Proposed updates to public comment rules at Carmel school board meetings limit who can speak, implements lottery system 


The Carmel Clay Schools board of trustees is considering updates to its rules regarding public comment at school board meetings and a new policy to promote civility and decorum across the district. The school board briefly discussed the proposals at its Sept. 13 workshop session but did not vote on either item. 

Among the proposed updates to the procedures for public comment include limiting speakers to those who live within CCS boundaries or work for the district, determining the order of speakers through a lottery system and requiring speakers to sign up at least 10 minutes before the meeting. 

Currently, anyone is permitted to give public comment. Participants speak in the order they sign up and speakers must sign up at least five minutes before the meeting begins. 

CCS suspended public comment at school board meetings in August in response to what school officials described as disruptions, verbal attacks, intimidation and inappropriate behavior at previous board meetings. School boards are not required to provide time for public comment except on matters that require a public hearing, such as superintendent contracts and certain budget actions. Most board meetings are required to be open to the public. 

In addition to changes to public comment, the school board also is considering the adoption of a new policy to promote mutual respect, civility and decorum at all CCS facilities and events. 

The policy identifies disruptive or uncivil behavior as, but not limited to: 

  • Actions taken or words conveyed with the purpose to intimidate, threaten or harass
  • Using profanities and obscenities
  • Raising one’s voice above an appropriate level
  • Personal attacks
  • Gesturing in a manner that causes one to fear for their safety 
  • Invading, or remaining in one’s personal space after being asked to move away
  • Physically blocking others from moving about freely
  • Using physical force or threat of physical force 

Uncivil or disruptive behavior by CCS students or employees will be handled through existing policies in Student Code of Conduct and employee handbooks. Parents or community members who violate the policy a first time would be given a reminder to remain civil and respectful. Subsequent offenses could lead to removal from the room or event, the implementation of a communication plan or a no-trespass order. 

CIC COM 0908 Browning SB

CCS declined to make school board members available for interviews after the Sept. 13 meeting, but school board member Katie Browning issued a statement Sept. 14 regarding the new civility policy. 

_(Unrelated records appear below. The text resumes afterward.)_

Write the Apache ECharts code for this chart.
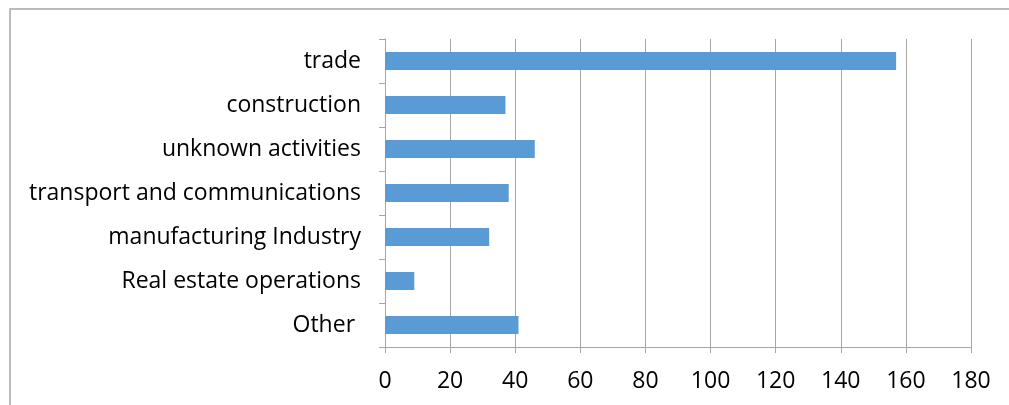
<!DOCTYPE html>
<html>
<head>
<meta charset="utf-8">
<script src="https://cdn.jsdelivr.net/npm/echarts@6/dist/echarts.min.js"></script>
<style>
  html, body { margin: 0; padding: 0; background: #fff; }
  #chart { width: 1009px; height: 405px; }
</style>
</head>
<body>
<div id="chart"></div>
<script>
// data
const categories = ['trade', 'construction', 'unknown activities', 'transport and communications',
  'manufacturing Industry', 'Real estate operations', 'Other '];
const values = [157, 37, 46, 38, 32, 9, 41];
const axisMax = 180;
const axisStep = 20;

const myChart = echarts.init(document.getElementById('chart'));
const option = {
  animation: false,
  textStyle: { fontFamily: 'Open Sans' },
  graphic: [{
    type: 'rect',
    shape: { x: 10, y: 9, width: 1030, height: 430 },
    style: { fill: 'none', stroke: '#a6a6a6', lineWidth: 1.5 },
    silent: true
  }],
  grid: { left: 385, top: 39, right: 38, bottom: 58 },
  xAxis: {
    type: 'value',
    min: 0,
    max: axisMax,
    interval: axisStep,
    axisLine: { show: true, lineStyle: { color: '#a6a6a6' } },
    axisTick: { show: true, length: 6, lineStyle: { color: '#a6a6a6' } },
    splitLine: { show: true, lineStyle: { color: '#a6a6a6' } },
    axisLabel: { color: '#000', fontSize: 23, margin: 23 }
  },
  yAxis: {
    type: 'category',
    data: categories,
    inverse: true,
    axisLine: { show: true, lineStyle: { color: '#a6a6a6' } },
    axisTick: { show: true, length: 6, lineStyle: { color: '#a6a6a6' } },
    axisLabel: { color: '#000', fontSize: 23, margin: 24 }
  },
  series: [{
    type: 'bar',
    data: values,
    barCategoryGap: '59%',
    itemStyle: { color: '#5b9bd5' }
  }]
};
myChart.setOption(option);
</script>
</body>
</html>
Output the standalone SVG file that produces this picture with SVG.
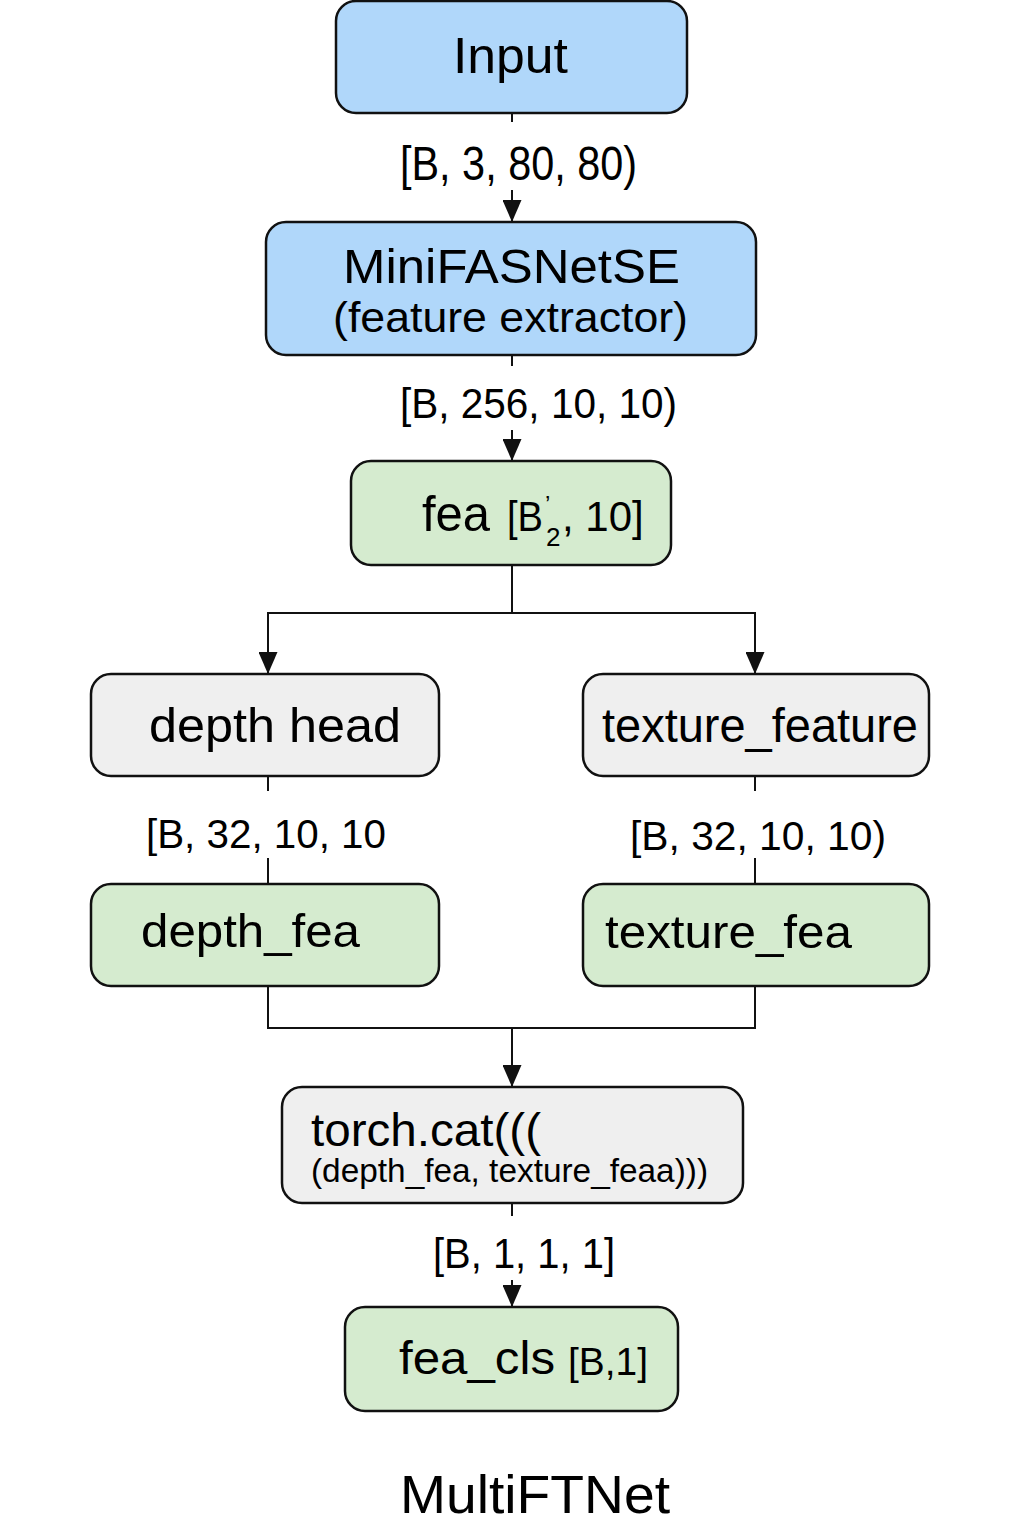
<svg xmlns="http://www.w3.org/2000/svg" width="1024" height="1536" viewBox="0 0 1024 1536">
<style>
.box{stroke:#111;stroke-width:2.5}
.blue{fill:#b0d7fa}
.green{fill:#d5ebcf}
.gray{fill:#efefef}
text{font-family:"Liberation Sans",Arial,Helvetica,sans-serif;fill:#000}
.ln{stroke:#111;stroke-width:2;fill:none}
</style>
<defs>
<marker id="arr" viewBox="0 0 22 19" refX="22" refY="9.5" markerWidth="22" markerHeight="19" markerUnits="userSpaceOnUse" orient="auto">
<path d="M0,0 L22,9.5 L0,19 z" fill="#111"/>
</marker>
</defs>
<rect width="1024" height="1536" fill="#fff"/>
<g id="connectors">
<line class="ln" x1="512" y1="113" x2="512" y2="122"/>
<line class="ln" x1="512" y1="190" x2="512" y2="222" marker-end="url(#arr)"/>
<line class="ln" x1="512" y1="355" x2="512" y2="366"/>
<line class="ln" x1="512" y1="430" x2="512" y2="461" marker-end="url(#arr)"/>
<polyline class="ln" points="512,565 512,613"/>
<polyline class="ln" points="268,674 268,613 755,613 755,674"/>
<line class="ln" x1="268" y1="640" x2="268" y2="674" marker-end="url(#arr)"/>
<line class="ln" x1="755" y1="640" x2="755" y2="674" marker-end="url(#arr)"/>
<line class="ln" x1="268" y1="776" x2="268" y2="791"/>
<line class="ln" x1="268" y1="858" x2="268" y2="884"/>
<line class="ln" x1="755" y1="776" x2="755" y2="791"/>
<line class="ln" x1="755" y1="858" x2="755" y2="884"/>
<polyline class="ln" points="268,986 268,1028 755,1028 755,986"/>
<line class="ln" x1="512" y1="1028" x2="512" y2="1087" marker-end="url(#arr)"/>
<line class="ln" x1="512" y1="1203" x2="512" y2="1216"/>
<line class="ln" x1="512" y1="1280" x2="512" y2="1307" marker-end="url(#arr)"/>
<text x="400" y="180" font-size="48" textLength="237" lengthAdjust="spacingAndGlyphs">[B, 3, 80, 80)</text>
<text x="400" y="418" font-size="43" textLength="277" lengthAdjust="spacingAndGlyphs">[B, 256, 10, 10)</text>
<text x="146" y="848" font-size="40" textLength="240" lengthAdjust="spacingAndGlyphs">[B, 32, 10, 10</text>
<text x="630" y="850" font-size="40" textLength="256" lengthAdjust="spacingAndGlyphs">[B, 32, 10, 10)</text>
<text x="433" y="1268" font-size="42" textLength="182" lengthAdjust="spacingAndGlyphs">[B, 1, 1, 1]</text>
</g>
<g id="input">
<rect class="box blue" x="336" y="1" width="351" height="112" rx="20"/>
<text x="453" y="73" font-size="50" textLength="115" lengthAdjust="spacingAndGlyphs">Input</text>
</g>
<g id="minifasnet">
<rect class="box blue" x="266" y="222" width="490" height="133" rx="20"/>
<text x="343" y="283" font-size="49" textLength="337" lengthAdjust="spacingAndGlyphs">MiniFASNetSE</text>
<text x="333" y="332" font-size="43" textLength="355" lengthAdjust="spacingAndGlyphs">(feature extractor)</text>
</g>
<g id="fea">
<rect class="box green" x="351" y="461" width="320" height="104" rx="20"/>
<text y="531"><tspan x="422" font-size="50" textLength="68" lengthAdjust="spacingAndGlyphs">fea</tspan><tspan x="507" font-size="43" textLength="36" lengthAdjust="spacingAndGlyphs">[B</tspan><tspan x="545" y="513" font-size="24">’</tspan><tspan x="546" y="546" font-size="26">2</tspan><tspan x="562" y="531" font-size="42">, 10]</tspan></text>
</g>
<g id="depth_head">
<rect class="box gray" x="91" y="674" width="348" height="102" rx="20"/>
<text x="149" y="742" font-size="49" textLength="252" lengthAdjust="spacingAndGlyphs">depth head</text>
</g>
<g id="texture_feature">
<rect class="box gray" x="583" y="674" width="346" height="102" rx="20"/>
<text x="602" y="742" font-size="49" textLength="316" lengthAdjust="spacingAndGlyphs">texture_feature</text>
</g>
<g id="depth_fea">
<rect class="box green" x="91" y="884" width="348" height="102" rx="20"/>
<text x="141" y="947" font-size="47" textLength="219" lengthAdjust="spacingAndGlyphs">depth_fea</text>
</g>
<g id="texture_fea">
<rect class="box green" x="583" y="884" width="346" height="102" rx="20"/>
<text x="605" y="948" font-size="47" textLength="247" lengthAdjust="spacingAndGlyphs">texture_fea</text>
</g>
<g id="torch_cat">
<rect class="box gray" x="282" y="1087" width="461" height="116" rx="20"/>
<text x="311" y="1146" font-size="47" textLength="230" lengthAdjust="spacingAndGlyphs">torch.cat(((</text>
<text x="311" y="1182" font-size="34" textLength="397" lengthAdjust="spacingAndGlyphs">(depth_fea, texture_feaa)))</text>
</g>
<g id="fea_cls">
<rect class="box green" x="345" y="1307" width="333" height="104" rx="20"/>
<text x="399" y="1374" font-size="46" textLength="156" lengthAdjust="spacingAndGlyphs">fea_cls</text>
<text x="568" y="1375" font-size="39" textLength="80" lengthAdjust="spacingAndGlyphs">[B,1]</text>
</g>
<g id="title">
<text x="400" y="1513" font-size="53" textLength="270" lengthAdjust="spacingAndGlyphs">MultiFTNet</text>
</g>
</svg>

“The board believes school should be a place where mutual respect is practiced and reinforced. Members of the public are welcome to express their views, and we recognize disagreements may occur,” Browning stated. “This new policy relates to the matter in which people communicate and interact. It is intended to promote problem-solving and respectful communications of different viewpoints. However, any conduct that disrupts or interferes with any CCS operation, program, or activity will not be tolerated.

The school board is expected to vote on the changes regarding public comment at its Sept. 27 board meeting. CCS doesn’t expect to bring back the public comment portion of the meeting until its Oct. 26 meeting, at the earliest, according to CCS Director of Community Relations Emily Bauer, who said school board members want the new policy in place before public comment resumes.